Preheat oven for lasagne to 325º.
Lightly grease a 9”x13” baking dish with olive oil or spray with non-stick spray.
Dip the lasagna rectangles in a bowl of cold water as you use them making a layer of them in a baking dish.
Drizzle a healthy amount of Bechamel over the layer of pasta. Spoon large tablespoonsful of cooked squash on top. Add a sparse dotted layer of fontina, then sprinkle grated parmesan. Continue layering in the same fashion until you have three layers of squash, fontina, béchamel and parmesan. End with a layer of pasta, béchamel and parmesan.
Cover with non stick foil and bake at 375 degrees until heated through, approximately 30 minutes.

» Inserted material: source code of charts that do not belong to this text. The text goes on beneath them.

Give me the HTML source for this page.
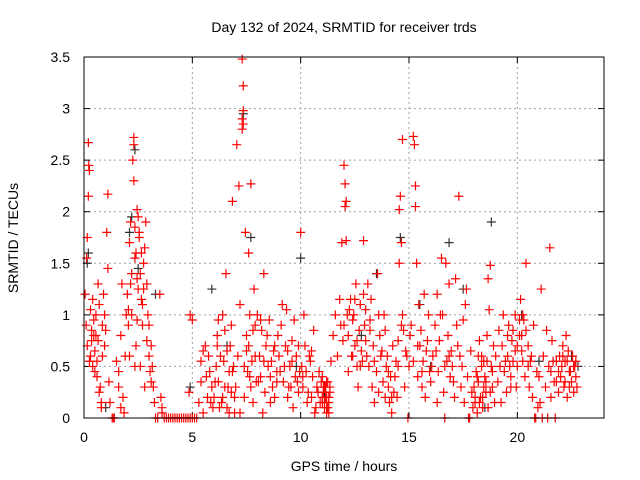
<!DOCTYPE html>
<html><head><meta charset="utf-8"><style>
body{margin:0;background:#fff}
svg{display:block;font-family:"Liberation Sans",sans-serif}
</style></head><body>
<svg id="chart" width="640" height="480" xmlns="http://www.w3.org/2000/svg">
<rect width="640" height="480" fill="#fff"/>
<text x="344" y="32" font-size="14" text-anchor="middle">Day 132 of 2024, SRMTID for receiver trds</text>
<text x="344" y="471" font-size="14" text-anchor="middle">GPS time / hours</text>
<text transform="translate(18,238) rotate(-90)" font-size="14" text-anchor="middle">SRMTID / TECUs</text>
<g id="grid"></g>
<g id="axes"></g>
<g id="black"></g>
<g id="red"></g>
<rect x="84" y="57" width="520" height="361" fill="none" stroke="#000" stroke-width="1"/>
</svg>
<script>
const xTicks=[0,5,10,15,20];
const yTicks=[0,0.5,1,1.5,2,2.5,3,3.5];
const yTickLabels=["0","0.5","1","1.5","2","2.5","3","3.5"];
const redT=[0.05,0.1,0.15,0.2,0.22,0.25,0.2,0.15,0.12,0.3,0.35,0.4,0.45,0.5,0.55,0.6,0.65,0.7,0.75,0.8,0.85,0.9,0.95,0.3,0.45,0.6,0.7,0.8,1.0,1.05,1.1,1.1,1.15,
1.2,1.3,1.35,1.4,1.5,1.6,1.7,1.75,1.8,1.85,1.9,1.95,1.6,1.7,
2.0,2.05,2.1,2.15,2.2,2.25,2.3,2.3,2.3,2.35,2.4,2.45,2.5,2.55,2.6,2.65,2.7,2.75,2.8,2.85,2.9,2.95,2.2,2.4,2.6,2.8,2.1,2.5,2.7,2.9,
3.0,3.05,3.1,3.15,3.2,3.25,3.3,3.4,3.5,3.55,3.6,3.7,3.8,3.9,3.6,3.0,3.1,
4.0,4.1,4.2,4.3,4.4,4.5,4.6,4.7,4.8,4.9,5.0,4.85,4.9,5.0,5.1,
5.2,5.3,5.4,5.5,5.6,5.7,5.8,5.9,5.95,5.5,5.4,
6.0,6.1,6.15,6.2,6.3,6.35,6.4,6.5,6.55,6.6,6.7,6.75,6.8,6.85,6.9,6.95,6.2,6.4,6.6,6.8,
7.0,7.05,7.1,7.15,7.2,7.3,7.35,7.35,7.3,7.35,7.3,7.4,7.45,7.5,7.55,7.6,7.65,7.7,7.75,7.8,7.85,7.9,7.95,7.2,7.6,7.7,7.4,
8.0,8.1,8.15,8.2,8.3,8.35,8.4,8.5,8.55,8.6,8.7,8.75,8.8,8.9,8.95,8.25,8.65,
9.0,9.1,9.15,9.2,9.3,9.35,9.4,9.5,9.55,9.6,9.7,9.75,9.8,9.9,9.95,9.4,9.65,
10.0,10.05,10.1,10.2,10.25,10.3,10.4,10.5,10.55,10.6,10.7,10.75,10.8,10.9,10.95,10.15,10.45,10.65,
11.0,11.05,11.1,11.15,11.2,11.25,11.3,11.35,11.4,11.5,11.6,11.7,11.8,11.85,11.9,11.95,11.0,11.2,
12.0,12.05,12.1,12.05,12.1,12.15,12.2,12.3,12.35,12.4,12.5,12.55,12.6,12.7,12.75,12.8,12.9,12.95,12.2,12.45,12.65,12.85,
13.0,13.1,13.15,13.2,13.3,13.35,13.4,13.5,13.55,13.6,13.7,13.8,13.85,13.9,13.95,13.25,13.65,
14.0,14.05,14.1,14.15,14.2,14.3,14.4,14.5,14.55,14.6,14.55,14.65,14.7,14.7,14.75,14.8,14.9,14.95,14.25,14.45,
15.0,15.1,15.2,15.25,15.3,15.3,15.35,15.4,15.45,15.5,15.6,15.65,15.7,15.75,15.8,15.9,15.95,15.55,
16.0,16.1,16.2,16.3,16.35,16.4,16.5,16.55,16.6,16.65,16.7,16.75,16.8,16.85,16.9,16.95,16.3,
17.0,17.1,17.15,17.2,17.3,17.35,17.4,17.5,17.55,17.6,17.7,17.75,17.8,17.85,17.9,17.95,17.65,
18.0,18.05,18.1,18.15,18.2,18.3,18.35,18.4,18.5,18.55,18.6,18.65,18.7,18.75,18.8,18.85,18.9,18.95,18.45,18.25,
19.0,19.1,19.15,19.2,19.3,19.35,19.4,19.5,19.55,19.6,19.7,19.75,19.8,19.9,19.95,19.25,
20.0,20.1,20.15,20.2,20.3,20.35,20.4,20.5,20.55,20.6,20.7,20.75,20.8,20.85,20.9,20.95,20.25,
21.0,21.05,21.1,21.15,21.2,21.3,21.4,21.45,21.5,21.55,21.6,21.7,21.75,21.8,21.9,21.95,21.35,
22.0,22.1,22.15,22.2,22.3,22.35,22.4,22.5,22.55,22.6,22.65,22.7,22.75,22.25];
const redV=[1.2,0.9,0.7,2.67,2.45,2.4,2.15,1.75,1.55,0.6,0.75,0.5,0.8,0.65,1.0,0.4,1.3,1.1,0.3,0.15,0.9,1.2,0.7,1.05,0.95,0.55,0.25,0.1,0.85,1.8,1.45,2.17,0.35,
0.15,0,0,0,0.55,0.3,0.8,1.3,0.2,0.05,0.6,1.0,0.45,0.1,
1.2,0.9,1.7,1.9,1.4,2.5,2.65,2.72,2.3,1.85,1.6,2.02,1.95,1.75,1.4,1.15,0.9,1.5,1.65,1.9,1.3,1.0,1.0,0.7,0.5,0.3,0.6,1.25,1.1,0.75,
0.6,0.45,0.35,0.5,0.3,0.15,0,0,1.2,0.2,0.1,0,0,0,0.05,0.9,0.7,
0,0,0,0,0,0,0,0,0,0,0,0.25,1.0,0.95,0,
0,0.15,0.35,0.05,0.7,0.2,0.45,0.3,0.1,0.65,0.55,
0.2,0.5,0.8,0.35,0.6,0.15,1.0,0.3,1.4,0.1,0.45,0.7,0.25,2.1,0.5,0.05,0.95,0.2,0.65,0.9,
0.3,2.65,0.6,2.25,1.1,3.48,3.22,2.98,2.9,2.85,2.8,0.2,1.8,0.8,0.45,1.6,1.0,2.27,0.55,0.15,1.25,0.9,0.35,0.05,0.7,0.3,0.5,
1.0,0.6,0.4,0.85,1.4,0.25,0.7,0.5,0.95,0.15,0.3,0.65,0.2,0.45,0.8,0.05,0.55,
0.6,0.9,1.1,0.35,0.7,1.05,0.2,0.5,0.3,0.75,0.95,0.4,0.6,0.25,0.45,0.65,0.1,
1.8,0.5,0.3,0.7,0.45,0.15,0.6,0.2,0.4,0.85,0.1,0.3,0.25,0.15,0.35,1.0,0.55,0.05,
0.2,0.3,0.15,0.25,0.35,0.1,0.2,0.3,0.55,0.8,1.0,0.6,1.15,0.9,1.7,0.75,0.4,0.05,
2.45,2.27,2.1,2.05,1.72,1.0,0.8,1.15,0.6,0.95,0.7,1.3,0.5,0.85,1.1,0.65,1.72,0.9,0.45,1.0,0.3,0.55,
0.75,1.3,0.5,0.95,0.3,0.7,0.15,0.45,1.4,0.25,0.6,0.35,1.0,0.2,0.5,1.15,0.8,
0.6,0.3,0.15,0.4,0.05,0.25,0.55,0.75,1.5,2.15,2.02,1.7,1.0,2.7,0.85,0.3,0.6,0,0.7,0.2,
0.5,0.9,2.73,2.65,2.25,2.05,1.5,0.4,1.1,0.7,0.3,0.55,1.2,0.2,0.65,1.0,0.45,0.85,
0.35,0.6,0.9,1.2,0.45,0.75,1.55,1.0,0.25,0,1.5,0.55,0.8,1.3,0.4,0.65,0.15,
0.5,0.2,1.35,0.9,2.15,0.6,0.3,0.95,0.15,1.1,0.4,0,0,0.65,0.25,0.1,1.25,
0.3,0.15,0.45,0.05,0.35,0.2,0.6,0.1,0.4,0.25,0.8,1.35,1.05,1.48,0.5,0.3,0.7,0.15,0.55,0.75,
0.6,0.35,0.85,0.5,0.7,1.0,0.45,0.25,0.6,0.9,0.4,0.75,0.55,1.0,0.3,0.15,
0.5,0.8,1.15,0.65,0.95,0.4,1.5,0.7,0.3,0.55,0.2,0.9,0,0,0.45,0.1,1.0,
0.4,0.15,1.25,0,0.6,0.3,0,0.5,1.65,0.2,0.75,0.35,0,0.55,0.25,0.6,0.85,
0.4,0.7,0.3,0.55,0.2,0.65,0.45,0.35,0.6,0.25,0.5,0.4,0.3,0.8];
const extraT=[0.25,0.35,0.5,0.65,0.85,0.95,0.4,0.55,2.05,2.15,2.35,2.45,2.55,2.65,2.75,2.45,2.35,
5.65,5.75,5.85,6.05,6.25,6.45,6.65,6.85,6.95,6.15,6.5,6.7,
7.5,7.65,7.8,7.9,8.05,8.15,8.3,8.45,8.6,8.8,8.9,9.05,9.25,9.45,9.6,9.85,9.9,
10.1,10.35,10.5,10.85,11.0,11.05,11.1,11.15,11.2,11.25,11.3,11.35,11.1,11.2,11.3,11.15,
12.0,12.25,12.4,12.6,12.75,12.9,13.05,13.2,13.4,13.6,13.75,13.9,12.5,13.0,
14.05,14.2,14.35,14.5,14.65,14.85,15.05,15.2,15.4,15.6,15.85,16.05,16.25,16.45,16.65,16.85,
17.05,17.25,17.45,
18.05,18.15,18.25,18.35,18.45,18.55,18.65,18.75,18.85,18.6,18.4,18.2,
19.45,19.55,19.65,19.8,19.9,20.0,20.1,20.25,20.4,20.5,20.65,19.7,20.2,
21.55,21.65,21.8,21.9,22.05,22.2,22.3,22.45,22.6,22.7,22.1,22.4];
const extraV=[0.55,0.85,0.45,0.75,0.6,1.0,1.15,0.8,1.05,1.3,1.55,1.35,1.8,1.6,1.25,0.95,0.5,
0.4,0.6,0.15,0.35,0.1,0.55,0.3,0.45,0.2,0.7,0.85,0.05,
0.65,0.4,0.85,0.6,0.35,0.95,0.55,0.8,0.4,0.7,0.35,0.45,0.5,0.3,0.55,0.35,0.7,
0.4,0.25,0.65,0.45,0.15,0.25,0.3,0.2,0.1,0.35,0.15,0.25,0.1,0.2,0.05,0.3,
0.9,1.05,0.6,0.75,0.5,1.2,0.6,0.85,0.55,1.0,0.65,0.85,1.15,1.05,
0.45,0.2,0.4,0.5,0.9,0.65,0.8,0.55,0.7,0.45,0.75,0.5,0.65,1.0,0.5,0.6,
0.35,0.7,0.5,
0.2,0.4,0.15,0.5,0.3,0.35,0.1,0.25,0.45,0.55,0.2,0.6,
0.55,0.8,0.5,0.85,0.65,0.7,0.95,0.55,0.85,0.5,0.6,0.3,0.8,
0.45,0.55,0.35,0.45,0.5,0.35,0.55,0.45,0.5,0.55,0.6,0.3];
const blackT=[0.2,0.15,1.0,2.1,2.2,2.35,2.5,3.3,5.9,6.6,7.35,7.7,9.8,10.0,11.1,13.5,14.6,15.5,16.0,16.85,17.5,18.5,18.8,20.2,21.0,22.5,22.8,12.8,4.9];
const blackV=[1.6,1.5,0.1,1.8,1.95,2.6,1.45,1.2,1.25,0.7,2.95,1.75,0.5,1.55,0.2,1.4,1.75,1.1,0.5,1.7,1.25,0.1,1.9,1.0,0.55,0.6,0.5,0.8,0.3];

const NS="http://www.w3.org/2000/svg";
const X0=84,X1=604,Y0=418,Y1=57;
function xs(t){return X0+(t/24)*(X1-X0);}
function ys(v){return Y0-(v/3.5)*(Y0-Y1);}
function mk(tag,attrs,parent){const e=document.createElementNS(NS,tag);for(const k in attrs)e.setAttribute(k,attrs[k]);parent.appendChild(e);return e;}
const grid=document.getElementById('grid'),axes=document.getElementById('axes');
xTicks.forEach(t=>{
  const x=xs(t);
  if(t>0){const g=mk('line',{x1:x,x2:x,y1:Y1,y2:Y0,stroke:'#a0a0a0','stroke-dasharray':'2,3'},grid);
  
  }
  mk('line',{x1:x,x2:x,y1:Y0,y2:Y0-6,stroke:'#000'},axes);
  mk('line',{x1:x,x2:x,y1:Y1,y2:Y1+6,stroke:'#000'},axes);
  const l=mk('text',{x:x,y:Y0+24,'font-size':14,'text-anchor':'middle'},axes);
  l.textContent=String(t);
  
  
});
yTicks.forEach((v,i)=>{
  const y=ys(v);
  if(v>0&&v<3.5){const g=mk('line',{x1:X0,x2:X1,y1:y,y2:y,stroke:'#a0a0a0','stroke-dasharray':'2,3'},grid);
  
  }
  mk('line',{x1:X0,x2:X0+6,y1:y,y2:y,stroke:'#000'},axes);
  mk('line',{x1:X1,x2:X1-6,y1:y,y2:y,stroke:'#000'},axes);
  const l=mk('text',{x:X0-14,y:y+5,'font-size':14,'text-anchor':'end'},axes);
  l.textContent=yTickLabels[i];
  
  
});
function plot(T,V,color,gid,name){
  const g=document.getElementById(gid);
  for(let i=0;i<T.length;i++){
    const x=xs(T[i]),y=ys(V[i]);
    const p=mk('path',{d:`M${x-4.5},${y}H${x+4.5}M${x},${y-4.5}V${y+4.5}`,stroke:color,'stroke-width':1.2,fill:'none'},g);
    
    
  }
}
plot(blackT,blackV,'#333','black','black-point');
plot(redT,redV,'#ff0000','red','red-point');
plot(extraT,extraV,'#ff0000','red','red-point');
</script>
</body></html>
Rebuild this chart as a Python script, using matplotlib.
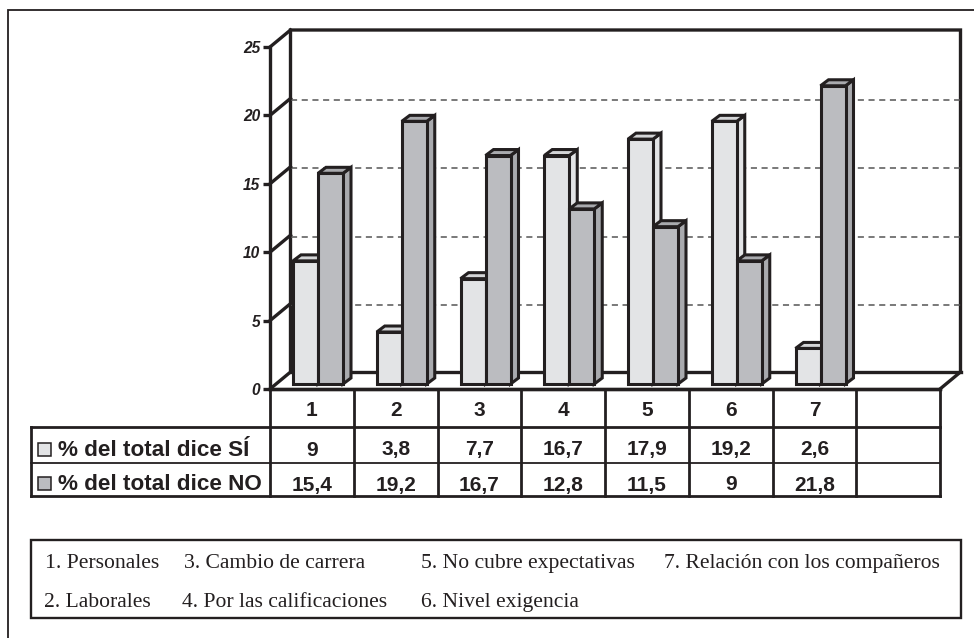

Remove foil and let top layer color until dotted with golden brown.
Makes 1 quart
1 stick butter, cut into 4 pieces
½ cup all-purpose flour
4 cups hot milk
Coarse salt and freshly ground black or white pepper to taste
Small pinch or grating of fresh nutmeg
Melt the butter in a small heavy saucepan over low heat. Add the flour and stir to form a smooth paste. (Those angled wooden spatulas are great for this because you can really scrape the bottom of the pan and prevent burning.) Heat the milk in a separate saucepan or the microwave.. When it is hot but not boiling pour it into the roux (the butter-flour mixture), stirring constantly with a whisk. Make sure you get into all the edges of the pan to coax all the roux into the milk. Cook over low heat until the sauce thickens and the flour taste is gone. Add salt and pepper to taste. Add a hint of nutmeg.